Muldoon, Sylvan - Fear of ‘possession’
Type of Spiritual Experience
A description of the experience
Projection of the Astral Body – Muldoon and Carrington 1929
I shall now explain how fear exerts both a negative and positive effect upon projection, depending upon the circumstances under which the fear manifests.
When I first experienced conscious projection of the astral body, I’ll admit, I used to be afraid, not during the projection, that is the strange part, but before going to sleep. The wonder of it gripped my mind beyond words; gripped me more than anything else ever gripped me.
I somehow conceived the idea (mostly as the result of hearing others tell about it) that fiends, murderers and all sorts of devils lurked on the astral plane, waiting to get into people! One prominent Spiritualist informed me that some devil might influence me while projected, or that he might get into my physical body and prevent me from getting back into it again!
I admit that I was frightened - so frightened at first that I was afraid to go to sleep at night. I had the whole phenomenon firmly fixed in my mind, and would always begin to think of it, to vision it, just as soon as I went to bed, because of my fear that I should project and would be apprehended by some astral monster !
And what did this fear do ? It made me project all the more, for my mind was so saturated by the knowledge of what took place, and intensified by fear: fear which externalised my neuric energy, as it does everyone else's, making me still more subject to extensive separations - that, no sooner would I fall asleep than I would be dreaming of projection.

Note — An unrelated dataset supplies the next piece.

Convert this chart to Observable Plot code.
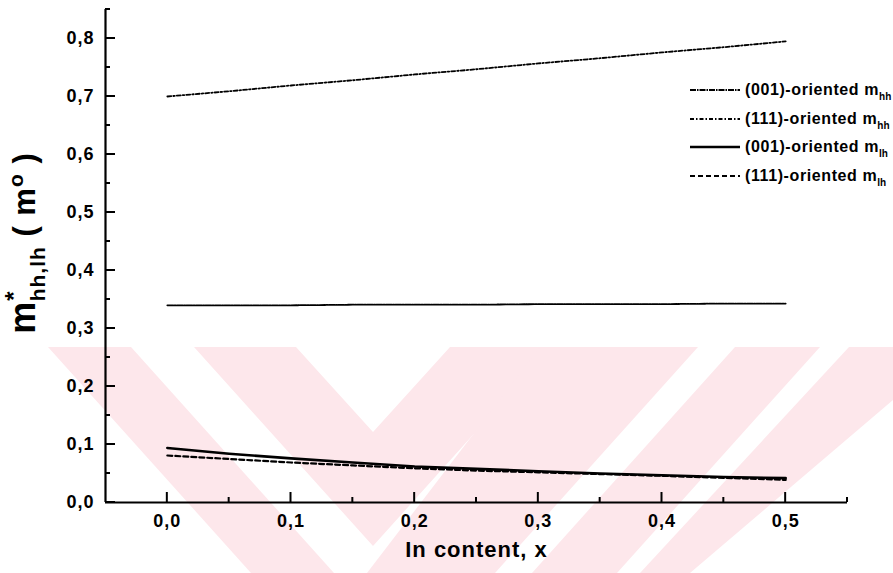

And every single time, the astral body would be pulled out by the suggestion coming from my mind. Many times I would become conscious, emerging from the dream state ; and many times I would merely dream the action out - with the body participating. Repercussions were a nightly occurrence. But the fact which baffled me the most was this: Why was I so terribly frightened when in the physical, or when first awakening within cord activity range (which would cause repercussion) while, when free - that is, when waking outside cord activity range - I would have no fear whatever?
This was one of the observations that impressed me the most forcibly - why the fear disappeared. It was like a player before a football game, or a prizefighter before the fight began.